Ruling in two cases on Aug. 18, the Supreme Court said the felon-in-possession law meets the “strict scrutiny” standard, but didn’t determine whether Amendment 5 rendered it unconstitutional as applied to non-violent felons. However, the court on June 30 ruled that Amendment 5 made no substantive changes and merely restated existing constitutional protections. That ruling came in a lawsuit that argued the amendment’s ratification was invalid because of misleading ballot language that failed to inform voters of several alleged major constitutional changes.
During arguments in the recent cases, Judge Laura Denvir Stith pointed out a conundrum for those arguing the law banning non-violent felons from possessing firearms is unconstitutional under Amendment 5. If that is the case, Stith said, then the amendment made a substantive change to the constitution, meaning the court was wrong in its previous ruling and rendering Amendment 5 invalid. The court will rule in the three latest cases at a later date.

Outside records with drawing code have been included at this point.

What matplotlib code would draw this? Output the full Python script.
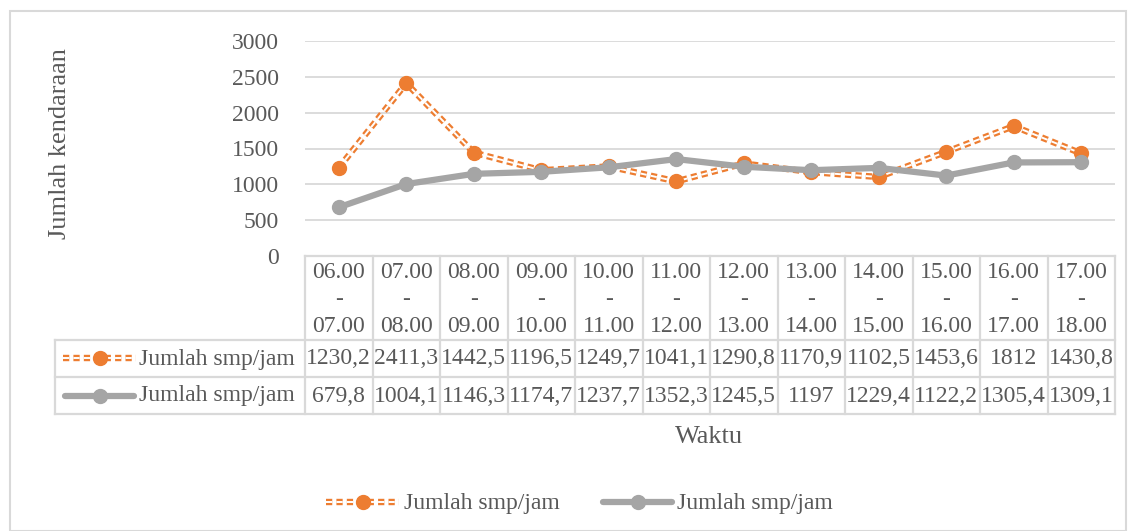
import matplotlib.pyplot as plt
import matplotlib.lines as mlines
import numpy as np

plt.rcParams['font.family'] = ['Liberation Serif', 'DejaVu Serif']
plt.rcParams['lines.scale_dashes'] = False

jam_mulai = ['06.00', '07.00', '08.00', '09.00', '10.00', '11.00',
             '12.00', '13.00', '14.00', '15.00', '16.00', '17.00']
jam_akhir = ['07.00', '08.00', '09.00', '10.00', '11.00', '12.00',
             '13.00', '14.00', '15.00', '16.00', '17.00', '18.00']
smp_1 = [1230.2, 2411.3, 1442.5, 1196.5, 1249.7, 1041.1,
         1290.8, 1170.9, 1102.5, 1453.6, 1812, 1430.8]
smp_2 = [679.8, 1004.1, 1146.3, 1174.7, 1237.7, 1352.3,
         1245.5, 1197, 1229.4, 1122.2, 1305.4, 1309.1]
nama_seri = ['Jumlah smp/jam', 'Jumlah smp/jam']
y_ticks = [0, 500, 1000, 1500, 2000, 2500, 3000]

W, H = 1136, 531
teks = '#595959'
garis = '#d9d9d9'
oranye = '#ed7d31'
abu = '#a5a5a5'
fs = 17
fs_judul = 19
pola = (0, (4.5, 3))


def fx(px):
    return px / W


def fy(py):
    return 1 - py / H


def fmt(v):
    s = ('%.1f' % v).rstrip('0').rstrip('.')
    return s.replace('.', ',')


fig = plt.figure(figsize=(W / 100, H / 100), dpi=100)
ax = fig.add_axes([fx(305), fy(256), fx(1115) - fx(305), fy(41) - fy(256)])

x = np.arange(len(smp_1))

# double dashed line: orange dashes with a thin white core
ax.plot(x, smp_1, color=oranye, lw=4.6, ls=pola, dash_capstyle='butt', zorder=3)
ax.plot(x, smp_1, color='white', lw=1.4, ls=pola, dash_capstyle='butt', zorder=3)
ax.plot(x, smp_1, ls='none', marker='o', ms=10, color=oranye, zorder=4)
ax.plot(x, smp_2, color=abu, lw=4.5, marker='o', ms=10, zorder=5,
        solid_capstyle='round')

ax.set_xlim(-0.5, len(x) - 0.5)
ax.set_ylim(0, 3000)
ax.set_yticks(y_ticks)
ax.set_yticklabels([str(t) for t in y_ticks], fontsize=fs, color=teks)
ax.tick_params(axis='y', length=0, pad=19)
ax.set_xticks([])
ax.grid(axis='y', color=garis, lw=1.3)
for s in ax.spines.values():
    s.set_visible(False)

# data table below the plot
lw_t = 1.6
kolom = np.linspace(305, 1115, len(x) + 1)
for px in kolom:
    fig.add_artist(mlines.Line2D([fx(px)] * 2, [fy(256), fy(414)], color=garis, lw=lw_t))
fig.add_artist(mlines.Line2D([fx(305), fx(1115)], [fy(256)] * 2, color=garis, lw=lw_t))
for py in (340, 377, 414):
    fig.add_artist(mlines.Line2D([fx(55), fx(1115)], [fy(py)] * 2, color=garis, lw=lw_t))
fig.add_artist(mlines.Line2D([fx(55)] * 2, [fy(340), fy(414)], color=garis, lw=lw_t))

for i in range(len(x)):
    cx = fx((kolom[i] + kolom[i + 1]) / 2)
    fig.text(cx, fy(272), jam_mulai[i], ha='center', va='center', fontsize=fs, color=teks)
    fig.text(cx, fy(300), '-', ha='center', va='center', fontsize=fs, color=teks)
    fig.text(cx, fy(327), jam_akhir[i], ha='center', va='center', fontsize=fs, color=teks)
    fig.text(cx, fy(359), fmt(smp_1[i]), ha='center', va='center', fontsize=fs, color=teks)
    fig.text(cx, fy(396), fmt(smp_2[i]), ha='center', va='center', fontsize=fs, color=teks)


def kunci(x0, x1, py, jenis):
    xs = [fx(x0), fx(x1)]
    ys = [fy(py)] * 2
    xm = [fx((x0 + x1) / 2)]
    if jenis == 0:
        fig.add_artist(mlines.Line2D(xs, ys, color=oranye, lw=4.6, ls=pola,
                                     dash_capstyle='butt'))
        fig.add_artist(mlines.Line2D(xs, ys, color='white', lw=1.4, ls=pola,
                                     dash_capstyle='butt'))
        fig.add_artist(mlines.Line2D(xm, [fy(py)], ls='none', marker='o', ms=10, color=oranye))
    else:
        fig.add_artist(mlines.Line2D(xs, ys, color=abu, lw=4.5, solid_capstyle='round'))
        fig.add_artist(mlines.Line2D(xm, [fy(py)], ls='none', marker='o', ms=10, color=abu))


kunci(63, 136, 358, 0)
fig.text(fx(139), fy(359), nama_seri[0], ha='left', va='center', fontsize=fs, color=teks)
kunci(65, 134, 396, 1)
fig.text(fx(139), fy(396), nama_seri[1], ha='left', va='center', fontsize=fs, color=teks)

# legend at the bottom
kunci(326, 399, 502, 0)
fig.text(fx(404), fy(503), nama_seri[0], ha='left', va='center', fontsize=fs, color=teks)
kunci(603, 672, 502, 1)
fig.text(fx(677), fy(503), nama_seri[1], ha='left', va='center', fontsize=fs, color=teks)

fig.text(fx(60), fy(144), 'Jumlah kendaraan', rotation=90, ha='center', va='center',
         fontsize=fs_judul, color=teks)
fig.text(fx(709), fy(437), 'Waktu', ha='center', va='center', fontsize=fs_judul, color=teks)

# chart border
fig.add_artist(plt.Rectangle((fx(10), fy(531)), fx(1126) - fx(10), fy(11) - fy(531),
                             fill=False, edgecolor=garis, lw=1.5))

fig.savefig('out.png', dpi=100)
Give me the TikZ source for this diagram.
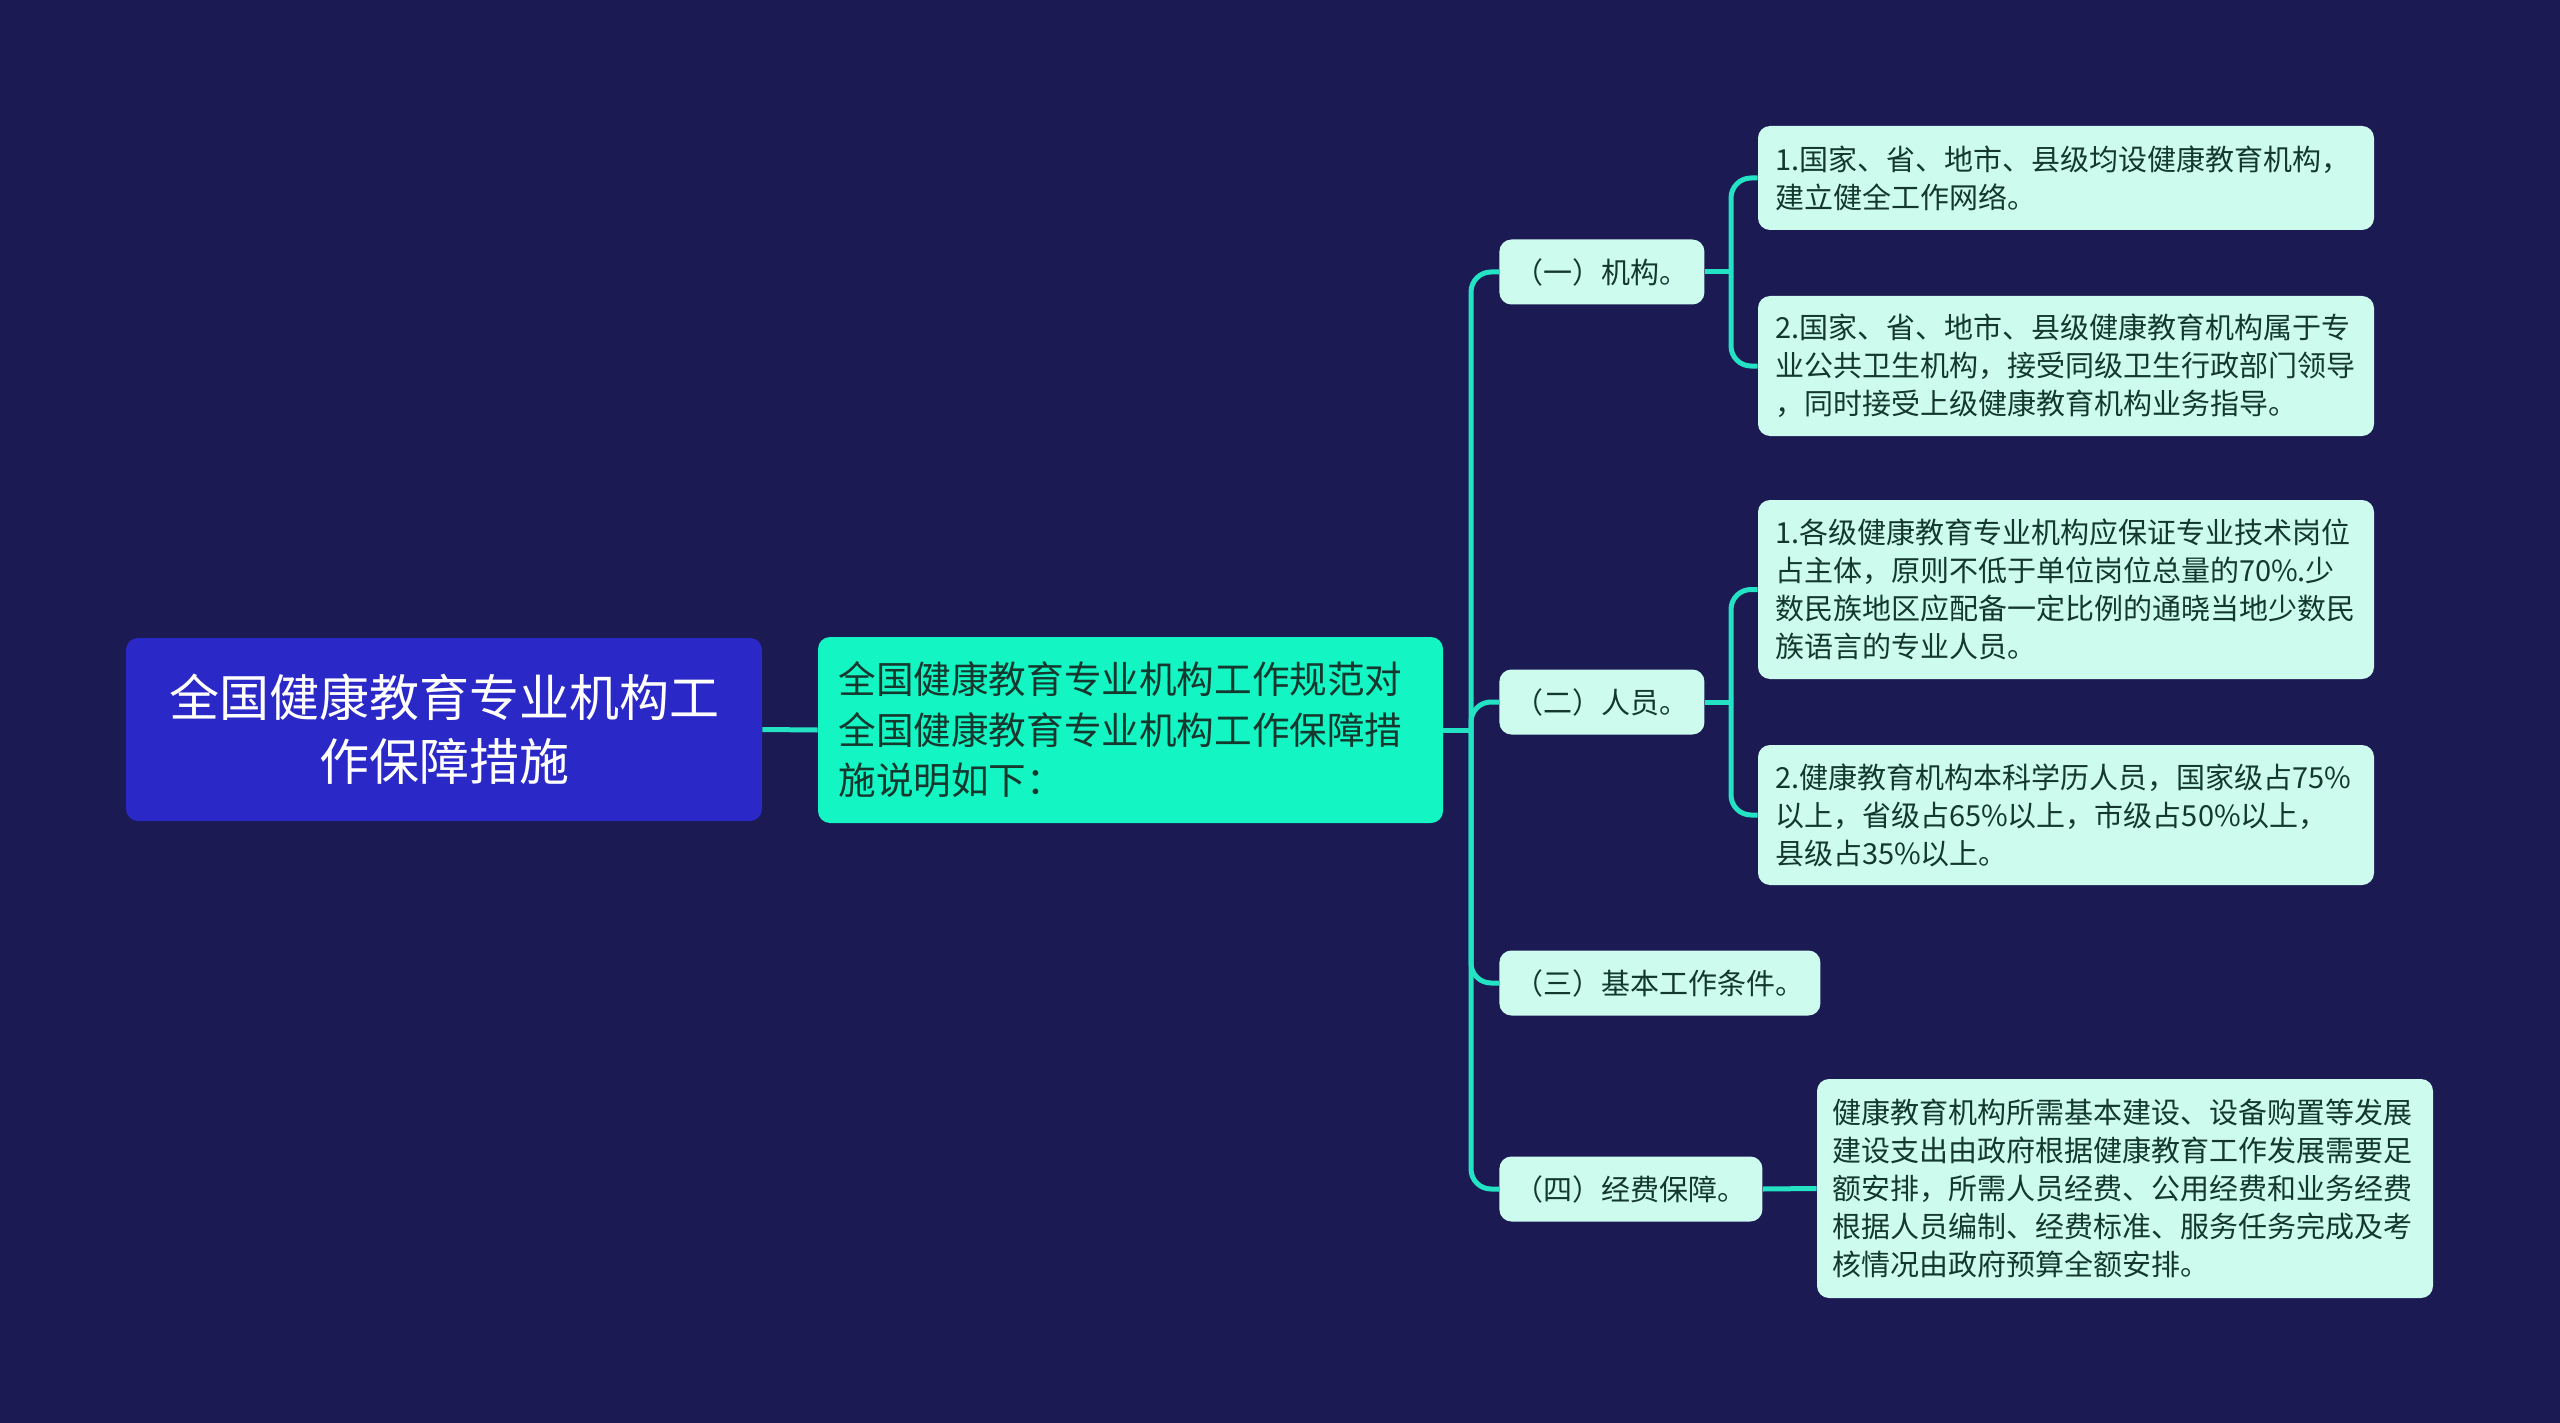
\documentclass[tikz,border=0pt]{standalone}
\usepackage{fontspec}
\setmainfont{Noto Sans CJK SC}
\definecolor{bg}{HTML}{1B1A52}
\definecolor{rootc}{HTML}{2B28C8}
\definecolor{mainc}{HTML}{14F5C4}
\definecolor{leafc}{HTML}{CDFCEF}
\definecolor{txt}{HTML}{14382E}
\definecolor{linec}{HTML}{24E2C4}
\begin{document}
\begin{tikzpicture}[x=0.5pt,y=-0.5pt,
 rootbox/.style={fill=rootc, rounded corners=6pt, text=white, align=center, minimum width=318pt, minimum height=91.5pt, font=\fontsize{25pt}{32pt}\selectfont, inner sep=0pt},
 mainbox/.style={fill=mainc, rounded corners=6pt, text=txt, align=left, text width=292pt, inner xsep=10.25pt, minimum height=93pt, font=\fontsize{18.8pt}{25.3pt}\selectfont},
 subbox/.style={fill=leafc, rounded corners=6pt, text=txt, anchor=west, inner xsep=7.75pt, inner ysep=0pt, minimum height=32.5pt, font=\fontsize{14.5pt}{19pt}\selectfont},
 leafbox/.style={fill=leafc, rounded corners=6pt, text=txt, align=left, text width=291pt, inner xsep=8.5pt, font=\fontsize{14.5pt}{19pt}\selectfont},
 link/.style={draw=linec, line width=2.5pt},
 branch/.style={link, rounded corners=10pt}]
\fill[bg] (0,0) rectangle (2560,1423);
\useasboundingbox (0,0) rectangle (2560,1423);

\node[rootbox] (root) at (444,729.5) {全国健康教育专业机构工\\作保障措施};
\node[mainbox] (main) at (1130.5,730) {全国健康教育专业机构工作规范对\\全国健康教育专业机构工作保障措\\施说明如下：};

\node[subbox] (s1) at (1499,272) {（一）机构。};
\node[subbox] (s2) at (1499,702) {（二）人员。};
\node[subbox] (s3) at (1499,983) {（三）基本工作条件。};
\node[subbox] (s4) at (1499,1189) {（四）经费保障。};

\node[leafbox, minimum height=52pt] (a1) at (2066,178) {1.国家、省、地市、县级均设健康教育机构，\\建立健全工作网络。};
\node[leafbox, minimum height=70pt] (a2) at (2066,366) {2.国家、省、地市、县级健康教育机构属于专\\业公共卫生机构，接受同级卫生行政部门领导\\，同时接受上级健康教育机构业务指导。};
\node[leafbox, minimum height=89.5pt] (b1) at (2066,589.5) {1.各级健康教育专业机构应保证专业技术岗位\\占主体，原则不低于单位岗位总量的70\%.少\\数民族地区应配备一定比例的通晓当地少数民\\族语言的专业人员。};
\node[leafbox, minimum height=70pt] (b2) at (2066,815) {2.健康教育机构本科学历人员，国家级占75\%\\以上，省级占65\%以上，市级占50\%以上，\\县级占35\%以上。};
\node[leafbox, minimum height=109.5pt, text width=293pt, inner xsep=7.5pt] (d1) at (2125,1188.5) {健康教育机构所需基本建设、设备购置等发展\\建设支出由政府根据健康教育工作发展需要足\\额安排，所需人员经费、公用经费和业务经费\\根据人员编制、经费标准、服务任务完成及考\\核情况由政府预算全额安排。};

\coordinate (j0) at (1471,730);
\coordinate (j1) at (1731,272);
\coordinate (j2) at (1731,702);

\draw[link] (root.east) -- (main.west);
\draw[link] (main.east) -- (j0);
\foreach \s in {s1,s2,s3,s4} \draw[branch] (j0) |- (\s.west);
\draw[link] (s1.east) -- (j1);
\draw[branch] (j1) |- (a1.west);
\draw[branch] (j1) |- (a2.west);
\draw[link] (s2.east) -- (j2);
\draw[branch] (j2) |- (b1.west);
\draw[branch] (j2) |- (b2.west);
\draw[link] (s4.east) -- (d1.west);
\end{tikzpicture}
\end{document}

NIXON NAMES STATE BUILDING AFTER EX-GOV. TEASDALE
Gov. Jay Nixon on Oct. 27 issued an executive order naming an office building the state recently acquired in the Kansas City metro area after former Gov. Joseph Teasdale, a Democrat who served as governor from 1977 to 1981 and died in May 2014 at age 78. The former General Electric building is located at 8800 E. 63rd St. in Raytown.
The newly christened Joseph Patrick Teasdale State Office Building will house workers from the Department of Elementary and Secondary Education, the Department of Health and Senior Services, the Department of Mental Health, the Department of Public Safety and the Department of Social Services. State agencies will begin moving into the building in 2016.